Pour mémoire, l’Erika a sombré en relâchant 19 000 tonnes de fuel lourd : 14,6 fois plus, sans même insister sur la différence des produits, et sur le fait que le continent antarctique s’étend sur près d’un dixième des terres émergées de la planète. L’essence raffinée va immédiatement se dissoudre, au contraire du produit de l’Erika. Pêcheurs et maraîchers de l’Atlantique en savent quelque chose. Mais Greenpeace veille au pire, et je prends le risque de subir d’une part les attaques des défenseurs de l’environnement et des baleines. Je ne me réjouis ni de voir le carburant déversé, ni de la mort d’un (ou de 850) cétacé(s), mais je constate que rien ne peut empêcher un bateau d’agir à sa guise dans des eaux internationales. Je note en revanche qu’une ONG qui défend aussi ouvertement les intérêts d’un pays – en l’occurrence la Nouvelle-Zélande – perd à mes yeux la caution (morale) de son sigle (NG). Cela n’engage que moi.

Quant à la tonalité inhumaine de la dépêche, je frémis surtout aux non-dits : ira-t-on jusqu’à se réjouir du sinistre, de ce pêcheur englouti (et les autres) à des milliers de kilomètres de son archipel natal ? Tout cela à cause des baleines ? Croient-ils, les enragés, que l’on pêche par plaisir dans cette région du monde ?

J’ose le dire, voilà ce que probablement on aurait pu lire dans les journaux il y a quelques décennies : « un baleinier – le Nisshin Maru – se trouve en difficulté au large de l’Antarctique à la suite d’un feu déclenché sur le pont inférieur du navire. Un membre de l'équipage est toujours porté disparu. Le bateau se trouve dans les Quarantièmes Rugissants, à des centaines de kilomètres des premières terres habitées (les côtes septentrionales de l’Antarctiques se trouvent à deux mille cinq cents kilomètres au sud des rivages méridionaux de la Tasmanie et de l’île sud de la Nouvelle-Zélande. Un brise-glace américain pourrait venir à sa rescousse. »

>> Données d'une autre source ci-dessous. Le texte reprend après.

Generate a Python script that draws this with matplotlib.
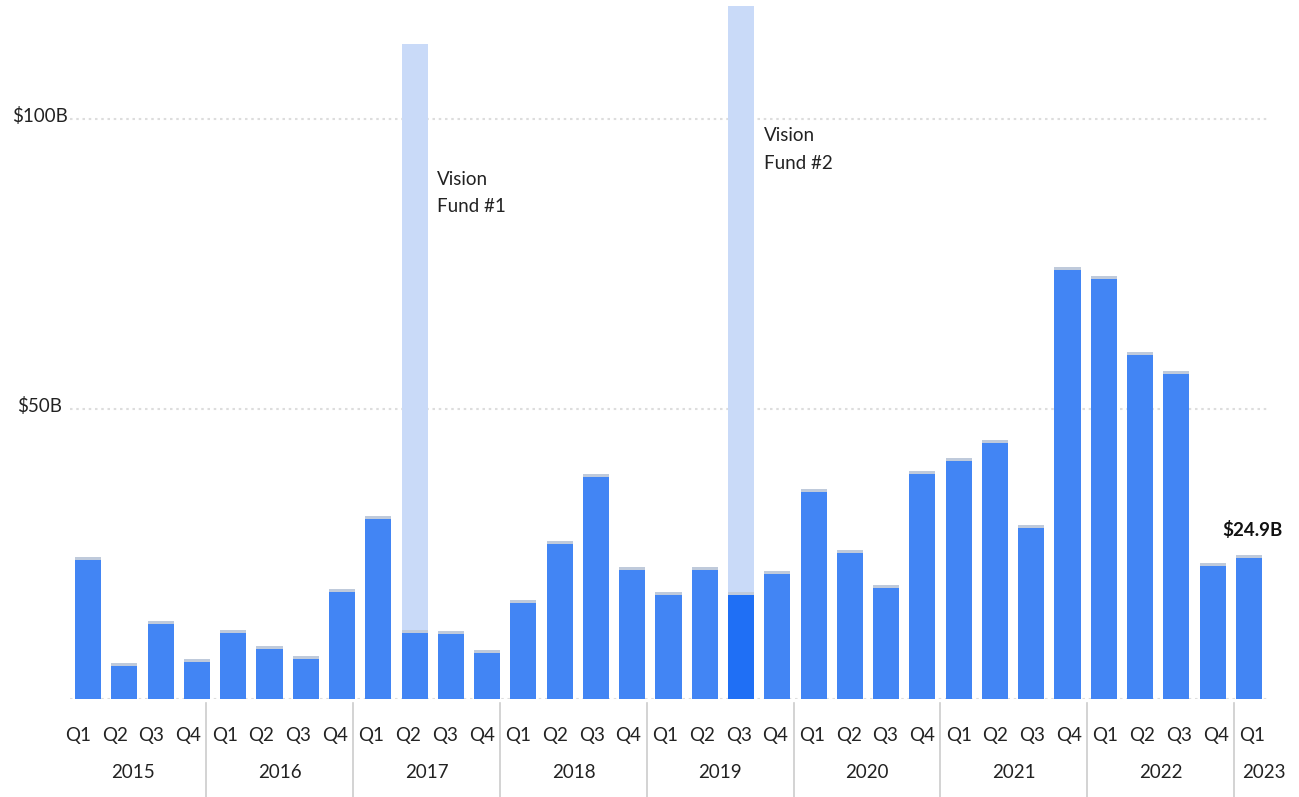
import numpy as np
import matplotlib
matplotlib.use("Agg")
import matplotlib.pyplot as plt

plt.rcParams['font.family'] = ['Lato', 'DejaVu Sans']

# 数据：每季度融资额（十亿美元），愿景基金单独列出
years = ['2015', '2016', '2017', '2018', '2019', '2020', '2021', '2022', '2023']
quarter_labels = ['Q1', 'Q2', 'Q3', 'Q4'] * 8 + ['Q1']
funding = [24.5, 6.2, 13.4, 6.9,
           11.9, 9.1, 7.4, 19.0,
           31.6, 11.9, 11.7, 8.4,
           17.1, 27.2, 38.8, 22.8,
           18.4, 22.8, 18.4, 22.1,
           36.2, 25.7, 19.7, 39.3,
           41.6, 44.7, 30.0, 74.5,
           72.9, 59.8, 56.6, 23.4,
           24.9]
vision_fund = [0.0] * 33
vision_fund[9] = 101.0   # 2017 Q2
vision_fund[18] = 101.1  # 2019 Q3
vf_labels = {9: 'Vision\nFund #1', 18: 'Vision\nFund #2'}

BLUE = '#4285f4'
DARK_BLUE = '#1f6ff5'
LIGHT = '#c9daf8'
CAP = '#bfcadb'
GRID = '#dddddd'
SEP = '#cccccc'
TXT = '#222222'
FS = 13.5

W, H = 1299, 797
fig = plt.figure(figsize=(W / 100, H / 100), dpi=100)
ax = fig.add_axes([70 / W, 1 - 699 / H, (1267 - 70) / W, 699 / H])
# 分类标签用单独的坐标轴（间距与柱子略有不同）
lab = fig.add_axes([59.65 / W, 0, (1270.75 - 59.65) / W, 1 - 699 / H])
lab.set_xlim(-0.5, 32.5)
lab.set_ylim(0, 98)
lab.axis('off')

x = np.arange(len(funding))
w = 0.72
colors = [DARK_BLUE if i == 18 else BLUE for i in x]
ax.bar(x, funding, width=w, color=colors, zorder=3)
# 顶部浅灰色小边
ax.bar(x, [0.55] * len(x), bottom=np.array(funding) - 0.55, width=w, color=CAP, zorder=4)
# 愿景基金部分
vf = np.array(vision_fund)
mask = vf > 0
ax.bar(x[mask], vf[mask], bottom=np.array(funding)[mask], width=w, color=LIGHT, zorder=3)

ax.set_xlim(-0.5, 32.5)
ax.set_ylim(0, 120.5)

# 网格线
for v in [0, 50, 100]:
    ax.axhline(v, color=GRID, linestyle=(0, (1.2, 1.8)), linewidth=1.5, zorder=1)
ax.text(-0.025, 100.5, '$100B', transform=ax.get_yaxis_transform(),
        ha='center', va='center', fontsize=FS, color=TXT)
ax.text(-0.025, 50.5, '$50B', transform=ax.get_yaxis_transform(),
        ha='center', va='center', fontsize=FS, color=TXT)

for s in ax.spines.values():
    s.set_visible(False)
ax.set_xticks([])
ax.set_yticks([])

# 季度和年份标签（lab 坐标：y 为距离图底部的像素）
for i, q in enumerate(quarter_labels):
    lab.text(i, 797 - 736, q, ha='center', va='center', fontsize=FS, color=TXT)
for k, yr in enumerate(years):
    center = 4 * k + 1.5 if k < 8 else 32.3
    lab.text(center, 797 - 772, yr, ha='center', va='center', fontsize=FS, color=TXT)
for k in range(8):
    lab.plot([4 * k + 3.5] * 2, [797 - 703, 0], color=SEP, linewidth=1.2, clip_on=False)

# 注释
for i, txt in vf_labels.items():
    top = funding[i] + vision_fund[i]
    offset = 21.8 if i == 9 else 20.9
    ax.text(i + 0.62, top - offset, txt, ha='left', va='top',
            fontsize=FS, color=TXT, linespacing=1.75)

ax.text(32.1, funding[32] + 2.7, '$24.9B', ha='center', va='bottom',
        fontsize=FS, fontweight='bold', color='#111111')

fig.savefig('out.png', dpi=100)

PS./ Les négociations sur la pêche aux cétacés reprennent tout juste (ici) ; Sur l'Antarctique, on pouvait également apprendre ceci... (autre dépêche du jour AFP / Le Monde) : " Les mesures satellitaires ont révélé un réseau de lacs sous la calotte antarctique, plus vaste et dynamique que prévu, qui pourrait jouer un rôle-clé dans le rythme et le volume des déversements de glace dans l'océan, selon une étude publiée jeudi. Cette recherche montre pour la première fois que les eaux se trouvant sous les glaces de l'Antarctique sont stockées dans des réservoirs reliés entre eux dont elles peuvent sortir ou entrer rapidement, expliquent des glaciologues dont les travaux paraissent dans la revue Science datée du 15 février.Ces mouvements pourraient peut-être jouer un rôle majeur pour déterminer le rythme auquel les glaces antarctiques se détachent du continent, souligne Helen Fricker, glaciologue à Scripps Oceanography.'Nous ne nous rendions pas compte que l'eau sous les glaces antarctiques se déplaçait en d'aussi grands volumes et aussi rapidement', ajoute-t-elle. 'Nous pensions que ces changements se produisaient sur plusieurs années ou décennies mais ces observations satellitaires indiquent qu'ils se font sur quelques mois', précise-t-elle. Depuis que le satellite de la Nasa a commencé ses mesures en 2003, les chercheurs ont observé qu'un lac de 10 km sur 30 km sous les glaces antarctiques avait déversé 2.000 milliards de litres d'eau (2 km3) dans l'océan sous le glacier flottant de Ross, le plus grand de l'Antarctique d'une superficie égale à celle de la France. Un autre lac proche du premier a déversé 1.200 milliards de litres d'eau (1,2 km3) dans l'océan."